Biden again justifies his decision for withdrawal from Afghanistan
US President Biden said the US forces achieved their main target of killing Osama bin Lalden on May 2, 2011
SHANKSVILLE: President Joe Biden, speaking unexpectedly during a visit to the Pennsylvania site of one of the 9/11 plane crashes, again defended the widely criticized withdrawal from Afghanistan, saying the US could not "invade" every country where Al-Qaeda is present.
"Could Al-Qaeda come back (in Afghanistan)?" he asked in an exchange with reporters outside a Shanksville fire station. "Yeah. But guess what, it's already back other places.
"What's the strategy? Every place where Al-Qaeda is, we're going to invade and have troops stay in? C'mon."
Biden said it had always been a mistake to think Afghanistan could be meaningfully united.
Biden said American forces had achieved their central mission when a special forces team killed Al-Qaeda founder Osama bin Laden on May 2, 2011 in a compound in Pakistan.

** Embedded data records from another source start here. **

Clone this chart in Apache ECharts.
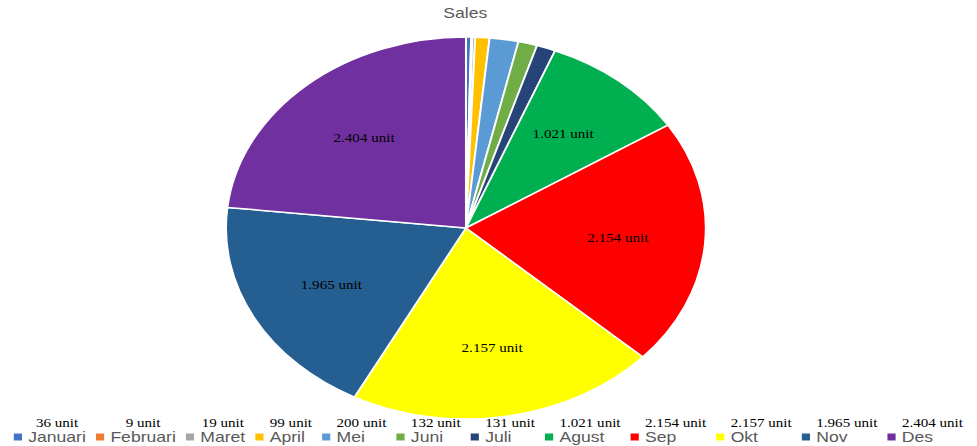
<!DOCTYPE html>
<html>
<head>
<meta charset="utf-8">
<script src="https://cdn.jsdelivr.net/npm/echarts@6/dist/echarts.min.js"></script>
<style>
  html, body { margin: 0; padding: 0; background: #fff; overflow: hidden; }
  #wrap { width: 977px; height: 446px; overflow: hidden; }
  /* the chart is laid out narrower and stretched horizontally into an ellipse */
  #chart { width: 778px; height: 446px; transform: scaleX(1.25578); transform-origin: 0 0; }
</style>
</head>
<body>
<div id="wrap"><div id="chart"></div></div>
<script>
const months = ['Januari', 'Februari', 'Maret', 'April', 'Mei', 'Juni', 'Juli', 'Agust', 'Sep', 'Okt', 'Nov', 'Des'];
const sales = [36, 9, 19, 99, 200, 132, 131, 1021, 2154, 2157, 1965, 2404];
const sliceColors = ['#4472C4', '#ED7D31', '#A5A5A5', '#FFC000', '#5B9BD5', '#70AD47',
                     '#264478', '#00B050', '#FF0000', '#FFFF00', '#255E91', '#7030A0'];
const unitText = 'unit';
const insideLabelMin = 500;

// Indonesian thousands separator: 2404 -> "2.404"
function fmt(v) {
  return String(v).replace(/\B(?=(\d{3})+(?!\d))/g, '.') + ' ' + unitText;
}

const salesByName = {};
months.forEach((m, i) => { salesByName[m] = sales[i]; });

const pieData = months.map((m, i) => ({ name: m, value: sales[i], itemStyle: { color: sliceColors[i] } }));
const labelData = months.map((m, i) => ({ name: m, value: sales[i] }));

const serif = "'Liberation Serif', 'DejaVu Serif', serif";
const sans = "'Liberation Sans', Arial, sans-serif";
const pieCenter = [371, 228];
const pieRadius = 191;

const chart = echarts.init(document.getElementById('chart'), null, { renderer: 'svg' });
chart.setOption({
  animation: false,
  title: {
    text: 'Sales',
    left: 353,
    top: 6,
    padding: 0,
    textStyle: { fontFamily: sans, fontSize: 14, fontWeight: 'normal', color: '#595959' }
  },
  legend: {
    data: months,
    left: 11,
    top: 417,
    width: 800,
    padding: 0,
    itemGap: 8,
    itemWidth: 6.5,
    itemHeight: 7,
    icon: 'rect',
    itemStyle: { borderWidth: 0 },
    selectedMode: false,
    formatter: name => '{v|' + fmt(salesByName[name]) + '}\n{n|' + name + '}\n{e| }',
    textStyle: {
      rich: {
        v: { fontFamily: serif, fontSize: 12, color: '#000', lineHeight: 14, align: 'center' },
        n: { fontFamily: sans, fontSize: 14, color: '#595959', lineHeight: 14, align: 'left' },
        e: { fontSize: 12, lineHeight: 14 }
      }
    }
  },
  series: [
    {
      name: 'Sales',
      type: 'pie',
      center: pieCenter,
      radius: pieRadius,
      startAngle: 90,
      clockwise: true,
      avoidLabelOverlap: false,
      label: { show: false },
      labelLine: { show: false },
      emphasis: { disabled: true },
      itemStyle: { borderColor: '#fff', borderWidth: 1.5 },
      data: pieData
    },
    {
      // transparent ring that only carries the value labels further out from the centre
      name: 'Sales labels',
      type: 'pie',
      center: pieCenter,
      radius: pieRadius * 1.24,
      startAngle: 90,
      clockwise: true,
      silent: true,
      legendHoverLink: false,
      avoidLabelOverlap: false,
      emphasis: { disabled: true },
      itemStyle: { color: 'rgba(0,0,0,0)', borderWidth: 0 },
      label: {
        show: true,
        position: 'inside',
        fontFamily: serif,
        fontSize: 12,
        color: '#000',
        formatter: p => (p.value >= insideLabelMin ? fmt(p.value) : '')
      },
      labelLine: { show: false },
      data: labelData
    }
  ]
});
</script>
</body>
</html>
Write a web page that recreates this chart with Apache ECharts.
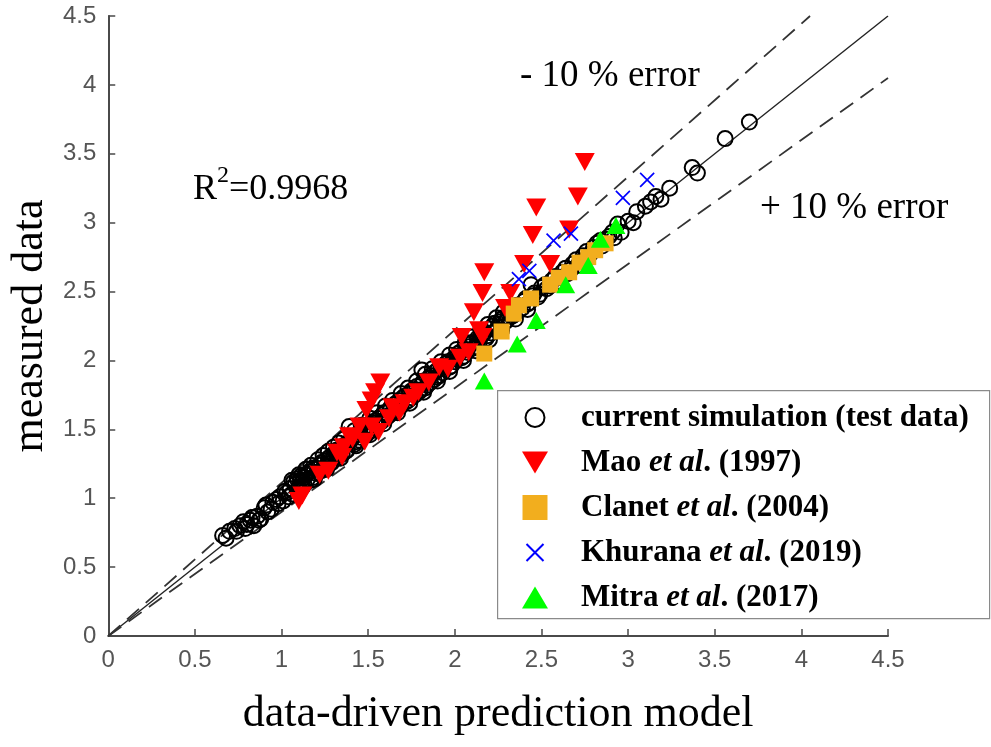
<!DOCTYPE html>
<html><head><meta charset="utf-8">
<script src="https://cdn.jsdelivr.net/npm/echarts@6/dist/echarts.min.js"></script>
<style>html,body{margin:0;padding:0;background:#fff}#c{width:991px;height:747px}</style>
</head><body><div id="c"></div>
<script>
// ---- data ----
const seriesNames = ['current simulation (test data)', 'Mao et al. (1997)', 'Clanet et al. (2004)', 'Khurana et al. (2019)', 'Mitra et al. (2017)'];

const currentSim = [
[0.66,0.73],[0.70,0.76],[0.73,0.78],[0.76,0.80],[0.78,0.83],[0.80,0.81],[0.82,0.84],[0.84,0.80],[0.86,0.87],[0.88,0.85],
[0.90,0.93],[0.92,0.90],[0.95,0.97],[0.97,0.99],[0.99,1.01],[1.01,0.98],[1.03,1.04],[1.05,1.07],[1.06,1.03],[1.08,1.10],
[1.09,1.14],[1.10,1.08],[1.11,1.16],[1.12,1.12],[1.13,1.10],[1.14,1.17],[1.15,1.14],[1.16,1.19],[1.18,1.15],[1.19,1.21],
[1.20,1.18],[1.22,1.24],[1.23,1.20],[1.25,1.27],[1.26,1.23],[1.28,1.30],[1.29,1.26],[1.31,1.33],[1.32,1.29],[1.34,1.36],
[1.35,1.32],[1.37,1.39],[1.38,1.35],[1.39,1.52],[1.40,1.42],[1.42,1.39],[1.44,1.46],[1.45,1.42],[1.47,1.49],[1.49,1.46],
[1.50,1.53],[1.52,1.49],[1.54,1.56],[1.55,1.53],[1.57,1.59],[1.58,1.56],[1.60,1.62],[1.62,1.60],[1.63,1.66],[1.65,1.63],
[1.67,1.69],[1.68,1.66],[1.70,1.73],[1.72,1.70],[1.74,1.76],[1.75,1.73],[1.77,1.79],[1.79,1.77],[1.81,1.93],[1.81,1.83],
[1.83,1.80],[1.85,1.87],[1.86,1.84],[1.88,1.91],[1.90,1.88],[1.92,1.94],[1.93,1.91],[1.95,1.98],[1.97,1.95],[1.99,2.01],
[2.00,1.99],[2.02,2.05],[2.04,2.02],[2.06,2.08],[2.07,2.06],[2.09,2.12],[2.11,2.09],[2.13,2.16],[2.14,2.13],[2.16,2.19],
[2.18,2.16],[2.20,2.23],[2.21,2.20],[2.23,2.27],[2.25,2.24],[2.27,2.30],[2.29,2.28],[2.31,2.34],[2.33,2.32],[2.35,2.38],
[2.37,2.36],[2.40,2.43],[2.42,2.41],[2.44,2.55],[2.45,2.47],[2.48,2.46],[2.50,2.53],[2.53,2.52],[2.56,2.58],[2.59,2.57],
[2.62,2.64],[2.65,2.63],[2.68,2.70],[2.71,2.69],[2.74,2.76],[2.78,2.77],[2.82,2.85],[2.85,2.83],[2.89,2.90],[2.92,2.89],
[2.94,2.99],[2.96,2.93],[3.00,3.01],[3.03,3.00],[3.05,3.08],[3.10,3.12],[3.13,3.15],[3.16,3.19],[3.19,3.17],[3.24,3.25],
[3.37,3.40],[3.40,3.36],[3.56,3.61],[3.70,3.73],
[0.68,0.71],[0.74,0.76],[0.79,0.78],[0.83,0.86],[0.87,0.84],[0.91,0.95],[0.94,0.92],[0.98,0.96],[1.02,1.05],[1.04,1.01],
[1.07,1.12],[1.09,1.06],[1.11,1.13],[1.13,1.15],[1.15,1.18],[1.17,1.13],[1.18,1.22],[1.21,1.19],[1.23,1.26],[1.24,1.22],
[1.27,1.29],[1.28,1.25],[1.30,1.32],[1.32,1.35],[1.33,1.31],[1.36,1.38],[1.37,1.34],[1.39,1.41],[1.41,1.44],[1.43,1.41],
[1.45,1.48],[1.46,1.44],[1.48,1.51],[1.50,1.48],[1.52,1.55],[1.53,1.51],[1.56,1.58],[1.57,1.55],[1.59,1.62],[1.61,1.59],
[1.63,1.65],[1.64,1.62],[1.66,1.69],[1.68,1.71],[1.69,1.67],[1.71,1.74],[1.73,1.71],[1.75,1.78],[1.77,1.75],[1.78,1.81],
[1.80,1.78],[1.82,1.85],[1.84,1.82],[1.86,1.89],[1.88,1.86],[1.90,1.93],[1.91,1.89],[1.94,1.96],[1.96,1.99],[1.98,1.96],
[2.01,2.03],[2.03,2.06],[2.05,2.03],[2.08,2.10],[2.10,2.13],[2.12,2.10],[2.15,2.17],[2.17,2.20],[2.19,2.18],[2.22,2.25],
[2.24,2.22],[2.26,2.28],[2.28,2.31],[2.30,2.29],[2.32,2.36],[2.34,2.33],[2.36,2.40],[2.39,2.38],[2.41,2.45],[2.43,2.42],
[2.46,2.49],[2.49,2.48],[2.52,2.55],[2.55,2.54],[2.58,2.61],[2.61,2.60],[2.64,2.67],[2.67,2.66],[2.70,2.73],[2.73,2.72],
[2.76,2.79],[2.80,2.82],[2.84,2.87],[2.87,2.88],[2.91,2.93],
[1.06,1.13],[1.10,1.17],[1.14,1.21],[1.17,1.24],[1.21,1.28],[1.24,1.31],[1.27,1.34],[1.30,1.37],[1.33,1.40],[1.36,1.43],
[1.42,1.49],[1.46,1.53],[1.51,1.58],[1.55,1.62],[1.60,1.67],[1.64,1.71],[1.69,1.76],[1.73,1.80],[1.78,1.85],[1.83,1.90],
[1.87,1.94],[1.92,1.99],[1.97,2.04],[2.01,2.08],[2.06,2.13],[2.10,2.17],[2.15,2.22],[2.19,2.26],[2.24,2.31],[2.28,2.35],
[1.12,1.08],[1.19,1.14],[1.26,1.21],[1.34,1.29],[1.43,1.38],[1.51,1.46],[1.59,1.54],[1.67,1.62],[1.74,1.69],[1.82,1.77],
[1.90,1.85],[1.97,1.92],[2.05,2.00],[2.12,2.07],[2.20,2.15],[2.27,2.22],[2.35,2.30],[2.42,2.37]
];
const mao = [
[1.10,0.98],[1.12,1.02],[1.22,1.17],[1.27,1.20],[1.32,1.33],[1.35,1.30],[1.36,1.37],[1.39,1.45],[1.41,1.43],[1.45,1.52],
[1.48,1.41],[1.49,1.64],[1.52,1.71],[1.52,1.52],[1.54,1.77],[1.57,1.84],[1.56,1.48],[1.62,1.58],[1.64,1.66],[1.68,1.62],
[1.71,1.69],[1.76,1.73],[1.79,1.77],[1.85,1.84],[1.91,1.95],[1.96,1.94],[2.03,2.02],[2.04,2.17],[2.08,2.06],[2.11,2.35],
[2.14,2.22],[2.16,2.17],[2.16,2.49],[2.17,2.64],[2.29,2.38],[2.32,2.49],[2.40,2.70],[2.45,2.91],[2.47,3.11],[2.55,2.70],
[2.66,2.95],[2.71,3.19],[2.75,3.44]
];
const clanet = [
[2.17,2.05],[2.27,2.21],[2.34,2.34],[2.37,2.40],[2.44,2.45],[2.55,2.55],[2.60,2.60],[2.66,2.64],[2.72,2.71],[2.77,2.75],
[2.81,2.80],[2.87,2.85]
];
const khurana = [[2.37,2.59],[2.43,2.65],[2.57,2.87],[2.67,2.92],[2.97,3.18],[3.11,3.31]];
const mitra = [[2.17,1.85],[2.36,2.12],[2.47,2.29],[2.64,2.55],[2.77,2.69],[2.84,2.88],[2.93,2.98]];

const parityLine = [[0,0],[4.5,4.5]];
const minus10Line = [[0,0],[4.05,4.5]];
const plus10Line = [[0,0],[4.5,4.05]];

const axisMin = 0, axisMax = 4.5, axisStep = 0.5;
const annR2 = ['R', '2', '=0.9968'];
const annMinus = '- 10 % error';
const annPlus = '+ 10 % error';
const xTitle = 'data-driven prediction model';
const yTitle = 'measured data';

// ---- chart ----
const chart = echarts.init(document.getElementById('c'));
const axisGray = '#4a4a4a';
const tickFont = {fontFamily: 'Liberation Sans, Arial', fontSize: 24, color: '#555'};
const serif = 'Liberation Serif, Times New Roman, serif';

function legendFmt(name) {
  const k = name.indexOf(' et al');
  if (k < 0) return '{b|' + name + '}';
  return '{b|' + name.slice(0, k + 1) + '}{i|et al}{b|' + name.slice(k + 6) + '}';
}

const P = 'path://M0,0M26,26';
chart.setOption({
  animation: false,
  backgroundColor: '#fff',
  grid: {left: 105, right: 103, top: 16, bottom: 111},
  xAxis: {
    type: 'value', min: axisMin, max: axisMax, interval: axisStep,
    name: xTitle, nameLocation: 'middle', nameGap: 56,
    nameTextStyle: {fontFamily: serif, fontSize: 44, color: '#000'},
    axisLine: {lineStyle: {color: axisGray, width: 2}},
    axisTick: {inside: true, length: 7, lineStyle: {color: axisGray, width: 1.5}},
    axisLabel: Object.assign({margin: 12}, tickFont),
    splitLine: {show: false}
  },
  yAxis: {
    type: 'value', min: axisMin, max: axisMax, interval: axisStep,
    name: yTitle, nameLocation: 'middle', nameGap: 50,
    nameTextStyle: {fontFamily: serif, fontSize: 44, color: '#000'},
    axisLine: {show: true, lineStyle: {color: axisGray, width: 2}},
    axisTick: {show: true, inside: true, length: 7, lineStyle: {color: axisGray, width: 1.5}},
    axisLabel: Object.assign({margin: 12}, tickFont),
    splitLine: {show: false}
  },
  legend: {
    orient: 'vertical', left: 516, top: 397, z: 20,
    itemWidth: 26, itemHeight: 26, itemGap: 14,
    data: [
      {name: seriesNames[0], icon: P + 'M13,3.5A9.5,9.5 0 1 1 12.99,3.5Z'},
      {name: seriesNames[1], icon: P + 'M0,2L26,2L13,24Z'},
      {name: seriesNames[2], icon: P + 'M0.5,0.5L25.5,0.5L25.5,25.5L0.5,25.5Z'},
      {name: seriesNames[3], icon: P + 'M4.5,4.5L21.5,21.5M21.5,4.5L4.5,21.5'},
      {name: seriesNames[4], icon: P + 'M0,24L26,24L13,2Z'}
    ],
    formatter: legendFmt,
    textStyle: {
      padding: [0, 0, 0, 28],
      rich: {
        b: {fontFamily: serif, fontWeight: 'bold', fontSize: 31, color: '#000', lineHeight: 30},
        i: {fontFamily: serif, fontWeight: 'bold', fontStyle: 'italic', fontSize: 31, color: '#000', lineHeight: 30}
      }
    }
  },
  graphic: [
    {type: 'rect', left: 497, top: 390, z: 10, shape: {width: 492, height: 228},
     style: {fill: '#fff', stroke: '#8a8a8a', lineWidth: 1.2}},
    {type: 'text', left: 193, top: 164, z: 10, style: {
      text: '{a|' + annR2[0] + '}{s|' + annR2[1] + '}{a|' + annR2[2] + '}',
      rich: {
        a: {fontFamily: serif, fontSize: 36, lineHeight: 44, fill: '#000', verticalAlign: 'bottom'},
        s: {fontFamily: serif, fontSize: 24, lineHeight: 24, fill: '#000', verticalAlign: 'top'}
      }}},
    {type: 'text', left: 520, top: 58, style: {text: annMinus, font: '37px ' + serif, fill: '#000'}},
    {type: 'text', left: 760, top: 190, style: {text: annPlus, font: '37px ' + serif, fill: '#000'}}
  ],
  series: [
    {type: 'line', data: parityLine, symbol: 'none', silent: true, z: 1,
     lineStyle: {color: '#222', width: 1.4}},
    {type: 'line', data: minus10Line, symbol: 'none', silent: true, z: 1,
     lineStyle: {color: '#333', width: 1.8, type: [16, 9]}},
    {type: 'line', data: plus10Line, symbol: 'none', silent: true, z: 1,
     lineStyle: {color: '#333', width: 1.8, type: [16, 9]}},
    {name: seriesNames[0], type: 'scatter', data: currentSim, symbol: 'circle', symbolSize: 15, z: 2,
     itemStyle: {color: 'rgba(0,0,0,0)', borderColor: '#000', borderWidth: 2, opacity: 1}},
    {name: seriesNames[1], type: 'scatter', data: mao, symbol: 'path://M0,0L20,0L10,17Z', symbolSize: [20, 18], z: 3,
     itemStyle: {color: '#ff0000', opacity: 1}},
    {name: seriesNames[2], type: 'scatter', data: clanet, symbol: 'rect', symbolSize: 16, z: 4,
     itemStyle: {color: '#f2ae1e', opacity: 1}},
    {name: seriesNames[3], type: 'scatter', data: khurana, symbol: 'path://M0,0L10,10M10,0L0,10', symbolSize: 14, z: 5,
     itemStyle: {color: 'rgba(0,0,0,0)', borderColor: '#0000ff', borderWidth: 1.7, opacity: 1}},
    {name: seriesNames[4], type: 'scatter', data: mitra, symbol: 'triangle', symbolSize: [19, 17], z: 4,
     itemStyle: {color: '#00ff00', opacity: 1}}
  ]
});
</script>
</body></html>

The US intervention in Afghanistan began after the September 11, 2001 terror attacks, eventually drawing the US -- joined by key allies -- into its longest war.
Biden had begun his day Saturday in Manhattan, attending a televised ceremony marking the September 11 attacks there.
He had not been scheduled to make public remarks. But asked by a reporter about the chaotic withdrawal from Afghanistan and a subsequent drop in his poll numbers, he shrugged it off.
"I'm a big boy," Biden said. "I've been doing this a long time."
But he also alluded clearly to one source of that criticism, former President Donald Trump.
Referring to "the stuff that's coming out of Florida," he mentioned a recent statement that if General Robert E. Lee -- who led the troops of the pro-slavery Confederacy during the Civil War -- "had been in Afghanistan, we would have won."
The assertion about Lee came in a statement from Trump, who now lives in Florida.